Benefits of the American Revolution: An Exploration of Positive Externalities, por R.J. Hummel:
In fact, the American Revolution, despite all its obvious costs and excesses, brought about enormous net benefits not just for citizens of the newly independent United States but also, over the long run, for people across the globe. Speculations that, without the American Revolution, the treatment of the indigenous population would have been more just or that slavery would have been abolished earlier display extreme historical naivety. Indeed, a far stronger case can be made that without the American Revolution, the condition of Native Americans would have been no better, the emancipation of slaves in the British West Indies would have been significantly delayed, and the condition of European colonists throughout the British empire, not just those in what became the United States, would have been worse than otherwise. (...)Ainda a respeito do carácter revolucionário (em vez de uma simples guerra de independência) da Revolução Americana, ver também Was There an American Revolution?, por Robert Nisbet (que já referi aqui há uns anos).
At one end of the Revolutionary coalition stood the American radicals—men such as Samuel Adams, Patrick Henry, Thomas Paine, Richard Henry Lee, and Thomas Jefferson. Although by no means in agreement on everything, the radicals tended to object to excessive government power in general and not simply to British rule. They viewed American independence as a means of securing and broadening domestic liberty, and they spearheaded the Revolution’s opening stages.

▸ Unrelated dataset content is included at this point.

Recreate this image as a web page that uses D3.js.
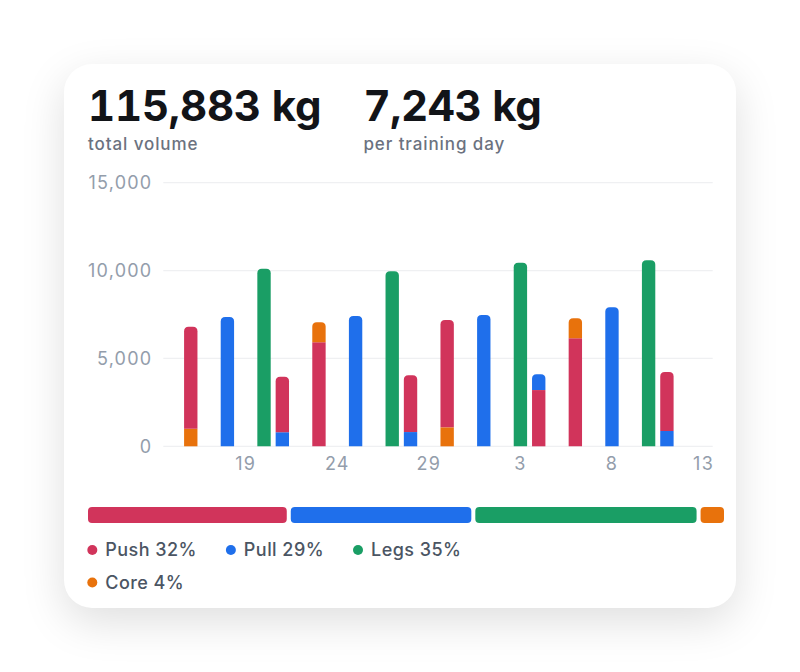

At the other end of the Revolutionary coalition were the American nationalists—men such as Benjamin Franklin, George Washington, Gouverneur Morris, Robert Morris, and Alexander Hamilton. Representing a powerful array of mercantile, creditor, and landed interests, the nationalists went along with independence but often opposed the Revolution’s radical thrust. They ultimately sought a strong central government, which would reproduce the hierarchical and mercantilist features of the eighteenth-century British fiscal-military State, only without the British. (...)
Caplan asks what specific benefits came about because of the American Revolution. There are at least four momentous ones. They are all libertarian alterations in the internal status quo that prevailed, although they were sometimes deplored or resisted by American nationalists.:
1. The First Abolition: Prior to the American Revolution, every New World colony, British or otherwise, legally sanctioned slavery, and nearly every colony counted enslaved people among its population. (...) Yet the Revolution’s liberating spirit brought about outright abolition or gradual emancipation in all northern states by 1804. (...)
2. Separation of Church and State (...)
3. Republican Governments (...)
4. Extinguishing the Remnants of Feudalism and Aristocracy (...)
Global Repercussions
The potentially deleterious impact of these foiled British designs on North America is hinted at in a short article by Nobel Prize-winning economist Robert Lucas. The article was a response to an essay in which Harvard historian Niall Ferguson, based on his several books on the British Empire, glorified the empire’s role in spreading economic development. Lucas responded with the obvious. The only colonies to enjoy sustained economic growth were Britain’s settler dominions: Canada, Australia, and New Zealand. Looking at other colonies in Africa or Asia, Lucas concludes: “The pre-1950 histories of the economies in these parts of the world all show living standards that are roughly constant at perhaps $100 to $200 above subsistence levels.” British imperialism thus failed “to alter or improve incomes for more than small elites and some European settlers and administrators.”
The impact of the American Revolution on the international spread of liberal and revolutionary ideals is well known. Its success immediately inspired anti-monarchical, democratic, or independence movements not only in France, but also in the Netherlands, Belgium, Geneva, Ireland, and the French sugar island of Saint Domingue (modern Haiti).12 What is less well understood is how the Revolution altered the trajectory of British policy with respect to its settler colonies. Imperial authorities became more cautious about imposing the rigid authoritarian control they had attempted prior to the Revolution. Over time they increasingly accommodated settler demands for autonomy and self-government. In short, the Revolution generated two distinct forms of British imperialism: one for native peoples and the other for European settlers. (...)That brings us back to the question of slavery. A Parliamentary act of 1833 abolished slavery throughout Britain and its colonies, effective in 1834, although with an explicit exception for territories controlled by the East India Company. The act’s passage had partly been assisted by a major slave revolt in Jamaica during the previous two years, along with a tight symbiotic relationship between American and British abolitionists. The oft-repeated argument is that, without American independence, this act would have simultaneously abolished slavery in what became the United States. (...)The only conceivable way Britain could have held on to all its American colonies was through political concessions to colonial elites. If American cotton, tobacco, rice, and sugar planters had still been under British rule, they inevitably would have allied with West Indian sugar planters, creating a far more powerful pro-slavery lobby. (...) Thus it is likely that, without U.S. independence, slavery would have persisted in both North America and the West Indies after 1834 and, indeed, possibly after 1865.